According to Chinese legend, sericulture was first developed in China after a silkworm cocoon dropped into a cup of tea that Lady Xi Ling Shih, wife of Hugandi, the Yellow Emperor, was drinking as she sat under a mulberry tree in her garden. The heat of the tea caused the cocoon to unfold and Xi Ling Shih unraveled more than a kilometer of thread from it. She realized that the material could be used for weaving, and sericulture was born.
Though China managed to keep sericulture a secret for a few thousand years, silk eventually made its way around the world via the Silk Road. Today, China accounts for 70% of the world’s silk production and 90% of the world’s silk exports. India, Brazil, Thailand, Uzbekistan, and Japan are other major silk producing countries.
We may never know who the true originator of sericulture (silkworm farming and the production of silk) was or if there is any truth to this legend, but recent discoveries have given scientists and historians a greater understanding of how silk was used thousands of years ago and how we have come to use it around the world today.

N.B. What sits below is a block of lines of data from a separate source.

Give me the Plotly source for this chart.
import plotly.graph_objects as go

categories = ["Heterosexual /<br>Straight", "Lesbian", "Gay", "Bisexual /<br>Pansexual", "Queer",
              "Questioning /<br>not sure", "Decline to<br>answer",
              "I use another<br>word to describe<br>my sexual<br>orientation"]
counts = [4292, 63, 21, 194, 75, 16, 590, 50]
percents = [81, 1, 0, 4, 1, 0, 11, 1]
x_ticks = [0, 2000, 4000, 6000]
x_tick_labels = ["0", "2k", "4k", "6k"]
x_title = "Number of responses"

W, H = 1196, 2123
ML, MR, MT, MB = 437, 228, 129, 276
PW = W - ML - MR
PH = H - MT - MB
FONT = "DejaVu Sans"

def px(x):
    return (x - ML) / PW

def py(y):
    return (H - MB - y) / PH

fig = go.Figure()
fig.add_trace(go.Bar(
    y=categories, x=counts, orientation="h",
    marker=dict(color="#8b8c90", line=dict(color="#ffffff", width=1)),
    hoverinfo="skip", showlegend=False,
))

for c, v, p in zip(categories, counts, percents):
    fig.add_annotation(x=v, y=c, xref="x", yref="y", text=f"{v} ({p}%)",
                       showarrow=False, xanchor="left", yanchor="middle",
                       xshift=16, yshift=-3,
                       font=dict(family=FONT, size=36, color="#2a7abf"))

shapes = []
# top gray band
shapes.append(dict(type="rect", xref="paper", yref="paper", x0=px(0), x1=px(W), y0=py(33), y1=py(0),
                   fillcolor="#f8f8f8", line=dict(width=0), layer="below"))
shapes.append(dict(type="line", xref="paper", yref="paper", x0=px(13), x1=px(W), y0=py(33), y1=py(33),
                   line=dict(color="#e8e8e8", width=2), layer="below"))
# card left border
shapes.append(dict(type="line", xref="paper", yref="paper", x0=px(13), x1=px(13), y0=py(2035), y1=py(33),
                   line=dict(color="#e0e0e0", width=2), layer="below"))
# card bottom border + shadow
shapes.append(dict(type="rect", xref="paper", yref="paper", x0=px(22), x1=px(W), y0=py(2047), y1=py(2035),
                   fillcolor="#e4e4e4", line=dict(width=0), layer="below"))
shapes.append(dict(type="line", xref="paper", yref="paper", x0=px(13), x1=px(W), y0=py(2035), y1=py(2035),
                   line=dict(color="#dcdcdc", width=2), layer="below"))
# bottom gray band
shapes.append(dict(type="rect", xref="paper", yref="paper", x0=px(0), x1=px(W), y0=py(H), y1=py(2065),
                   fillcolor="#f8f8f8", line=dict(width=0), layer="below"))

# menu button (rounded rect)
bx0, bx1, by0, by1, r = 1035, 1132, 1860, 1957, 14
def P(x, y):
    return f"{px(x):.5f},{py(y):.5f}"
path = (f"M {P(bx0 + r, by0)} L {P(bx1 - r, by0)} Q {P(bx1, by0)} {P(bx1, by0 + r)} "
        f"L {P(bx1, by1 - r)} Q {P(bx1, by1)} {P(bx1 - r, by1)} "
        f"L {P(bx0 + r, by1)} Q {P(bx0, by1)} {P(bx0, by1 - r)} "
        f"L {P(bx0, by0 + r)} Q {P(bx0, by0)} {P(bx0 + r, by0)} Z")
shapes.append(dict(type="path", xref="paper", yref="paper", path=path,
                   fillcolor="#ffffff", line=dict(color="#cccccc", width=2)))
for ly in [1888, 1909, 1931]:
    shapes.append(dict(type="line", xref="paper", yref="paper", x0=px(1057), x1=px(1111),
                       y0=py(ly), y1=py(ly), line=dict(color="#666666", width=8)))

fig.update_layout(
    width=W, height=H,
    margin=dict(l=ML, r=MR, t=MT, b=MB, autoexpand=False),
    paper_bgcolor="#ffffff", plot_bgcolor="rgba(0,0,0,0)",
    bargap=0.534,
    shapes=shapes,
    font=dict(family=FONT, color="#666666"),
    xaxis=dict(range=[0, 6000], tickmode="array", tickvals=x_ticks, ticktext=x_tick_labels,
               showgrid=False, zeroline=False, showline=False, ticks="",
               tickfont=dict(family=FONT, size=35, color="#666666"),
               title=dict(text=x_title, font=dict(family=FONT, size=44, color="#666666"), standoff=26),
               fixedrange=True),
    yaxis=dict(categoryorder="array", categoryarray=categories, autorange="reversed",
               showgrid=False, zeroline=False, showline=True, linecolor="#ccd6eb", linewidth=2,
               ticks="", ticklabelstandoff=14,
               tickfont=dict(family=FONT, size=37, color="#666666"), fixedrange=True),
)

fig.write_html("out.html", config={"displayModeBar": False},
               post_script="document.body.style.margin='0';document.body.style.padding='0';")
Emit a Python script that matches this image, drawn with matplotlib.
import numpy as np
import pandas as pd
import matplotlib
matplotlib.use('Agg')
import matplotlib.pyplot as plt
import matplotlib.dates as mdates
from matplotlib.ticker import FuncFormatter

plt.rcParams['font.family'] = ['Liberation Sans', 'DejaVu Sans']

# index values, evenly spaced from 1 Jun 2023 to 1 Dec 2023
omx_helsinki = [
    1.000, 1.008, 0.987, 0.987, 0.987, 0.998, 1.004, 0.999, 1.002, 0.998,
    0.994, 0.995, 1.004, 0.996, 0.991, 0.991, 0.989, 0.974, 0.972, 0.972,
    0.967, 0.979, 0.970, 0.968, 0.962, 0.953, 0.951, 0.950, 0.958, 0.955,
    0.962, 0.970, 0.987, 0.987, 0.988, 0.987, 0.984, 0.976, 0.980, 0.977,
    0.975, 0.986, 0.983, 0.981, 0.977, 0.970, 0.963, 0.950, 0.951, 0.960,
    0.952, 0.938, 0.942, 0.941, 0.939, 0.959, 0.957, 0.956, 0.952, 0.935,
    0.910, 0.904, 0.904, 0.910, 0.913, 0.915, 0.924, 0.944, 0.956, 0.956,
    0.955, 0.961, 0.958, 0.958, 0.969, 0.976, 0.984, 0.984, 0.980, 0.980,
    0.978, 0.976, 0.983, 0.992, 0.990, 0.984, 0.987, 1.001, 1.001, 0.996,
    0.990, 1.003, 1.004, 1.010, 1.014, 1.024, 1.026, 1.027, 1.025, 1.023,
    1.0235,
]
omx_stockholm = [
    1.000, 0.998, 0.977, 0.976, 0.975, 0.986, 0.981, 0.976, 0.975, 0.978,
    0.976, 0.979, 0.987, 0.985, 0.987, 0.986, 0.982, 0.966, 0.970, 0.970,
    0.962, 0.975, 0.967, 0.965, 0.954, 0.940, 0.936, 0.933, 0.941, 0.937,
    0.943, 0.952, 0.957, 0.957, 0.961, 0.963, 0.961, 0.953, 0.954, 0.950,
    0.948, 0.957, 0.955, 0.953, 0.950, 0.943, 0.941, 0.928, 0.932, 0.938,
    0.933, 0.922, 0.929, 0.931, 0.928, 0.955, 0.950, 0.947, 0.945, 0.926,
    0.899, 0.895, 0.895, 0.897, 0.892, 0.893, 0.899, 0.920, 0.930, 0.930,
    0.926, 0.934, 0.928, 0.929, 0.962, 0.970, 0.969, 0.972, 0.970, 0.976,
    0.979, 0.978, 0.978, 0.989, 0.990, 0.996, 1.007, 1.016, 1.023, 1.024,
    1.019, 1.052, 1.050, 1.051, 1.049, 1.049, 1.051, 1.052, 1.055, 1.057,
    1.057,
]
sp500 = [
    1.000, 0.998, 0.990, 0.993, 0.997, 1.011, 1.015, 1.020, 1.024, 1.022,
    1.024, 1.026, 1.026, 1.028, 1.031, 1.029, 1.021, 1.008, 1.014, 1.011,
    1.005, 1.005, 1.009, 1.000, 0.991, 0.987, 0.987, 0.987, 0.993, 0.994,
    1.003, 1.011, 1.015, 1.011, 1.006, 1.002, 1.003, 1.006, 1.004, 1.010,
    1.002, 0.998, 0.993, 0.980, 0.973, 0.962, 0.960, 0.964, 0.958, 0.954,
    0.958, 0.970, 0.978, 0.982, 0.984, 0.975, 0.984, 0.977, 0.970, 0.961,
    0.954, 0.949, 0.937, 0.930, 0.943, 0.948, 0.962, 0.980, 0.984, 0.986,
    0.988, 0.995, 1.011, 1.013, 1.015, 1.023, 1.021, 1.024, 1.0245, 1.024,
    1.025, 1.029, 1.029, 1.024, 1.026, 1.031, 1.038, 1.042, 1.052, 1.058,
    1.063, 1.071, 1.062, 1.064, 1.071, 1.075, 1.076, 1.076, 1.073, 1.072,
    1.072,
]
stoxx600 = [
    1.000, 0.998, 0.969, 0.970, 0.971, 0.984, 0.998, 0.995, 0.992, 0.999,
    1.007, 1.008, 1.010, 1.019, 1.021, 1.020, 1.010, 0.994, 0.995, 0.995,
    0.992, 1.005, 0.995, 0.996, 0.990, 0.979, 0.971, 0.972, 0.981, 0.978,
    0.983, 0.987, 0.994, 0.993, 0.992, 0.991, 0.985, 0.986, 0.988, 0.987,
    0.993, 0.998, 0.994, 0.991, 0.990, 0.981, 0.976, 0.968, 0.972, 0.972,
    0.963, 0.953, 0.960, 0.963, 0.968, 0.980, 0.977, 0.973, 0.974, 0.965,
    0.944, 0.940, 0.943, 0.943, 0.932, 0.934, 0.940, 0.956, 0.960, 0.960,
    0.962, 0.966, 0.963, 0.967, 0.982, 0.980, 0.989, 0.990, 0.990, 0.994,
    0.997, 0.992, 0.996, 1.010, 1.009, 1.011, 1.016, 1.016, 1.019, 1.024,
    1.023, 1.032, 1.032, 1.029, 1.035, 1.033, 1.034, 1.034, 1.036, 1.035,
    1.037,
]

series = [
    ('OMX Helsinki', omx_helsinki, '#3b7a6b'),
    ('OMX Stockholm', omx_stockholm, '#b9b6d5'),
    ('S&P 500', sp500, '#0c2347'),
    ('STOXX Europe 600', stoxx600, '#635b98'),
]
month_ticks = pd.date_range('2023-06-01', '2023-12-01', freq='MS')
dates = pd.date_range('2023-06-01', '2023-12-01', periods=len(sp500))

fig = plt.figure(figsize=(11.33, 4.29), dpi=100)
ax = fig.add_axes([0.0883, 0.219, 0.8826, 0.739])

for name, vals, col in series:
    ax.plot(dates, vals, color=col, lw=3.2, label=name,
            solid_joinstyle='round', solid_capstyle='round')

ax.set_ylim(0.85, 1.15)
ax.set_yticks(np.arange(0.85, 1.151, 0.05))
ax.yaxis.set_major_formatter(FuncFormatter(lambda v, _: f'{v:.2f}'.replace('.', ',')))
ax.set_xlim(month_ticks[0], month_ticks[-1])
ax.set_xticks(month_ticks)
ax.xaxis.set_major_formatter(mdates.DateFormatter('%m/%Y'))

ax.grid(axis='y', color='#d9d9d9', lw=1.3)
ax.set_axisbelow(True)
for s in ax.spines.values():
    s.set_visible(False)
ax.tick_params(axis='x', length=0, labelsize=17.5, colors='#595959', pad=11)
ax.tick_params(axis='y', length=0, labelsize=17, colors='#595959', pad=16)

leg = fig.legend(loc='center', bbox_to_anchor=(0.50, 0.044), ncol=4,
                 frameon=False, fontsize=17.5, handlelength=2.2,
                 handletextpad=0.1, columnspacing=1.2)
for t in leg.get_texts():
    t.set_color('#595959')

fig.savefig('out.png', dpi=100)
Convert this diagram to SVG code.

In December 2016, scientists found evidence of silk in ancient tombs in the archaeological site of Jiahu, China that reveals that the history of silk extends a few thousand years earlier than was previously believed. An investigation into ruins in Henan Province in Central China found evidence of silk proteins in two tombs, one of which was more than 8,500 years old. Silk was previously commonly believed to have originated in China approximately 6,000 years ago, and the oldest physical evidence of silk dated back approximately 5,000 years.
Bone needles and tools for weaving were also found at the ruins, supporting the idea that bodies interred in the tombs were wrapped in silk garments. The presence of these tools indicates that residents in the area possessed weaving, sewing, and other textile-related skills. Additionally, Jiahu’s warm climate would be ideal for growing mulberry trees, the main food source for silk worms, and local legends suggest that silkworm farming and breeding began in this area. Previously, scientists discovered bone flutes, pottery, evidence of domesticated animals, and some of the earliest writing ever found in China at this site.
This discovery complements a finding made earlier in 2016 regarding the Silk Road and how silk traveled from China, its place of origin, to other countries. The Silk Road was an ancient network of trade routes that connected the East and West from China to Rome. According to the University of Cambridge, the Silk Road extended much further south than was originally thought.
In April 2016, researchers from the university found silk and dyes from China and India in tombs in the Nepalese Himalayas. These items are said to date back to between 400 and 650 AD. There is no evidence of silk production or sericulture in the area, leading researchers to conclude that the nearest village, Samdzong, was included in the Silk Road much earlier than was originally thought and the items’ presence was a result of trade. Samdzong is located in Nepal’s Upper Mustang region, close to the Chinese-Nepalese border.
This discovery gives us a greater understanding of what materials were typically traded to this region, and how they were used. In this instance, the silk and dye found in the tomb was combined with local materials to make garments, showcasing the production techniques of the area. This finding is particularly important to the history of silk and the Silk Road as there have previously been very few contemporary textile artifacts found in Nepal.
These findings help to re-shape silk’s known history as well as the timeline of how it traveled around the world. They also shed light on ancient textile production methods and uses of silk, and set the stage for many more findings to come out of these areas in future research.